───── Dataset excerpt ─────

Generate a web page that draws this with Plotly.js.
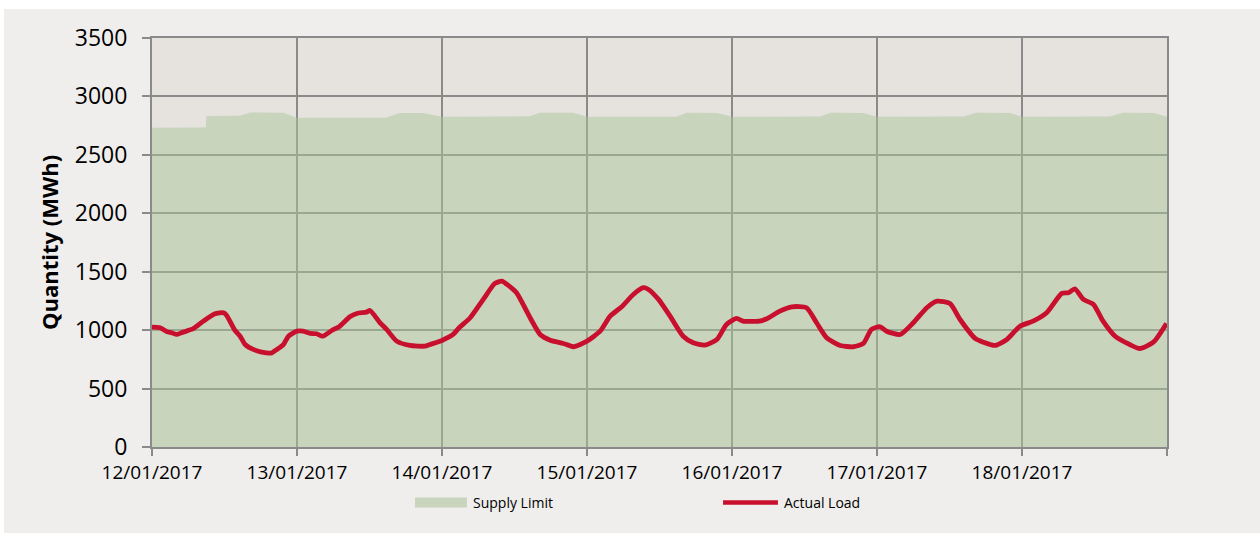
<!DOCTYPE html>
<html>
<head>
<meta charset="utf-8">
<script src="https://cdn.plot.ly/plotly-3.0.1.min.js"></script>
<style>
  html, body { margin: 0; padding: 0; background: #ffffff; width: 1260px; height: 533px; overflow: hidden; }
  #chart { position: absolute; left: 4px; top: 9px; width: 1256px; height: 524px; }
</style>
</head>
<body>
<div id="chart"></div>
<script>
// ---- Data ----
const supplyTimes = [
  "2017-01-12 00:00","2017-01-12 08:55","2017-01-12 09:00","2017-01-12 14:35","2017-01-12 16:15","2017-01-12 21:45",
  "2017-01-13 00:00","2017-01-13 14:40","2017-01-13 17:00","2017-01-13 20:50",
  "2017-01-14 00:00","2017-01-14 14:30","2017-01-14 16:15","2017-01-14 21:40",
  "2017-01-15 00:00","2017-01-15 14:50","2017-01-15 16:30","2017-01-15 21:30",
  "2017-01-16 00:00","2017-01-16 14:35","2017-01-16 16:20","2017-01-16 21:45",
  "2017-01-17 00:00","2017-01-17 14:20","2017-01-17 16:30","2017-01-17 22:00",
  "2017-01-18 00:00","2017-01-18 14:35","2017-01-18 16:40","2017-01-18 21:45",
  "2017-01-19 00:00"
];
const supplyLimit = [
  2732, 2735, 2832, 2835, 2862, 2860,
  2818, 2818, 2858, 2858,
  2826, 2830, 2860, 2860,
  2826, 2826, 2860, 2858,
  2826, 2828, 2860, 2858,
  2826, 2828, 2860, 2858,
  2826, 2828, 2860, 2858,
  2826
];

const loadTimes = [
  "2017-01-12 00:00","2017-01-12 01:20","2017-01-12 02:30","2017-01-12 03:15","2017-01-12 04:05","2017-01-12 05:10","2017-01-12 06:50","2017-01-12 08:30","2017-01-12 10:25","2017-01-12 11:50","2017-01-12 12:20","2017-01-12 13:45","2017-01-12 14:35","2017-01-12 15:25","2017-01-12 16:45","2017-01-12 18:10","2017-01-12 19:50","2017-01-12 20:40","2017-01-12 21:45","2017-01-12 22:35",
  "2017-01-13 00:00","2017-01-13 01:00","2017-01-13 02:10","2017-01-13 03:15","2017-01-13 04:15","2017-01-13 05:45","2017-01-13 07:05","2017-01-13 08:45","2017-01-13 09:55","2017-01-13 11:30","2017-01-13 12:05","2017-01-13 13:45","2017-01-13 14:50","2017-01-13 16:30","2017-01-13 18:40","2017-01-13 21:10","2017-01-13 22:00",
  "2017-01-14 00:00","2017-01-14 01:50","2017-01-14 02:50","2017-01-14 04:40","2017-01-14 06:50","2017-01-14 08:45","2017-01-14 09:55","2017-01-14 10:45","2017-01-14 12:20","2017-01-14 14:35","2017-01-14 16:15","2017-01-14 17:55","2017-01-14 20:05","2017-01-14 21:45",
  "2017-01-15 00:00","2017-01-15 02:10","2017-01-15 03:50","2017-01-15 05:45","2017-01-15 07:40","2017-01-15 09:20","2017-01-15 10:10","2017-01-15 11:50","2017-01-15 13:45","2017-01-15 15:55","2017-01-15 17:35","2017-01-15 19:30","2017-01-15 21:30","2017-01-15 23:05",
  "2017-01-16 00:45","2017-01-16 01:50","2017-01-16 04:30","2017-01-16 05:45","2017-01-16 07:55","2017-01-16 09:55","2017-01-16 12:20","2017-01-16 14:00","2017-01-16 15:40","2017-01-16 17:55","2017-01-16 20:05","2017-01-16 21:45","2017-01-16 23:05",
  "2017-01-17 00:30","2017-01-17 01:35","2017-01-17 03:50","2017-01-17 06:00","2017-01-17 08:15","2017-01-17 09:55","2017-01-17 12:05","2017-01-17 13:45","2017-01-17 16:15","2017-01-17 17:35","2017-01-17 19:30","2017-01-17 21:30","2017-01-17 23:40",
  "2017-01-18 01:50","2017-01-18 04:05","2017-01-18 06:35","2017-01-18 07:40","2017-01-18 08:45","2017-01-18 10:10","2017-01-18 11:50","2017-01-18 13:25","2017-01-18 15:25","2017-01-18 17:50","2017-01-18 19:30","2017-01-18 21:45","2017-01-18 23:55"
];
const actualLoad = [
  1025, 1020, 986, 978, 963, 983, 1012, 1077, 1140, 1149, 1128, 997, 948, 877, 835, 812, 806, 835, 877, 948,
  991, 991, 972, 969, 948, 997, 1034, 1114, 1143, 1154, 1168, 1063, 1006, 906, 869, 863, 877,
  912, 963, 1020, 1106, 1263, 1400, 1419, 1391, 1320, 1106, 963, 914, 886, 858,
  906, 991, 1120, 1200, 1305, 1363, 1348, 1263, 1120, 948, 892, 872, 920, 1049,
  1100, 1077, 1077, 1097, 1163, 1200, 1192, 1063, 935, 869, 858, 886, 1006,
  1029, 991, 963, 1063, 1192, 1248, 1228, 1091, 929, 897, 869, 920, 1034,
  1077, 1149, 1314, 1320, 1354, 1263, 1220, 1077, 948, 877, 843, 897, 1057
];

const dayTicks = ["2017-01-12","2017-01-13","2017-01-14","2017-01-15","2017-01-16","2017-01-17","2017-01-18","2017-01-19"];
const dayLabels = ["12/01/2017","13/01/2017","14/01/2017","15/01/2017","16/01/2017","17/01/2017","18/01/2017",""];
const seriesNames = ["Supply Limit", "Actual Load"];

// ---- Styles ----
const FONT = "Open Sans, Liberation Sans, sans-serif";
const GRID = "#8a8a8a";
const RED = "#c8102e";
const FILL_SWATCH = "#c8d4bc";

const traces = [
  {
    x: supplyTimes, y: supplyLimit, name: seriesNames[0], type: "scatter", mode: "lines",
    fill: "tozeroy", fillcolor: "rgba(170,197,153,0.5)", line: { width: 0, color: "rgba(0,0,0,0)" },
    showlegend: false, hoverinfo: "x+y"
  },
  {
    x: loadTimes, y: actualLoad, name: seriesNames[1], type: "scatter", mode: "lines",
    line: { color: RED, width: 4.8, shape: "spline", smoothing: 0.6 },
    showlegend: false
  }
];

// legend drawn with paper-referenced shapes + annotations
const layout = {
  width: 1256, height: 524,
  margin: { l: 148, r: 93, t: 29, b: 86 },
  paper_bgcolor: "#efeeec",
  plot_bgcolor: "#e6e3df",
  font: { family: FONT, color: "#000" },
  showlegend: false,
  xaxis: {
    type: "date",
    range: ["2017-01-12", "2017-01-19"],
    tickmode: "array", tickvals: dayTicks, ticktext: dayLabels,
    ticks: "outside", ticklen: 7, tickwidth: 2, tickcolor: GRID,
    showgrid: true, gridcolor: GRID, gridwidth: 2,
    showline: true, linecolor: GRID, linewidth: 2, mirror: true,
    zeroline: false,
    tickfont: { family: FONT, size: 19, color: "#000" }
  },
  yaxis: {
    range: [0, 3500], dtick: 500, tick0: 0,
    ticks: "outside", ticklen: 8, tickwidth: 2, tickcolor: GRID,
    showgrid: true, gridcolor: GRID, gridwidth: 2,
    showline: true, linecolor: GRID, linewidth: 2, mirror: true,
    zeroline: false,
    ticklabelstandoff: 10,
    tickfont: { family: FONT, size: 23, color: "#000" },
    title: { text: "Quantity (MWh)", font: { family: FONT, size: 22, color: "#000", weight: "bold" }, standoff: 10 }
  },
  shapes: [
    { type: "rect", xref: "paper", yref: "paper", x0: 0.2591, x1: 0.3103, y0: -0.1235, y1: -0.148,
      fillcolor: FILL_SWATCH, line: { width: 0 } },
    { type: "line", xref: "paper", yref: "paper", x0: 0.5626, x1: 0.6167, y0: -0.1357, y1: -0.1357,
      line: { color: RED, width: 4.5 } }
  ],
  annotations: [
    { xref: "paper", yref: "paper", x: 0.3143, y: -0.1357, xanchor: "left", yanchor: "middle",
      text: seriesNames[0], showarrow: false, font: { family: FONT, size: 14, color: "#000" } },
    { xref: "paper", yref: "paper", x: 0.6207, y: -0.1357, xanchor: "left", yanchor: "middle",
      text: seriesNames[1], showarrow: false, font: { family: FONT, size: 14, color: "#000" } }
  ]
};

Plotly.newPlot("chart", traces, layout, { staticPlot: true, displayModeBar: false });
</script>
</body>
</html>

─────

> _Aim_: Locate the word "with" in the data above. Copy every line carrying it.

> _Full output_:
Generate a web page that draws this with Plotly.js.
// legend drawn with paper-referenced shapes + annotations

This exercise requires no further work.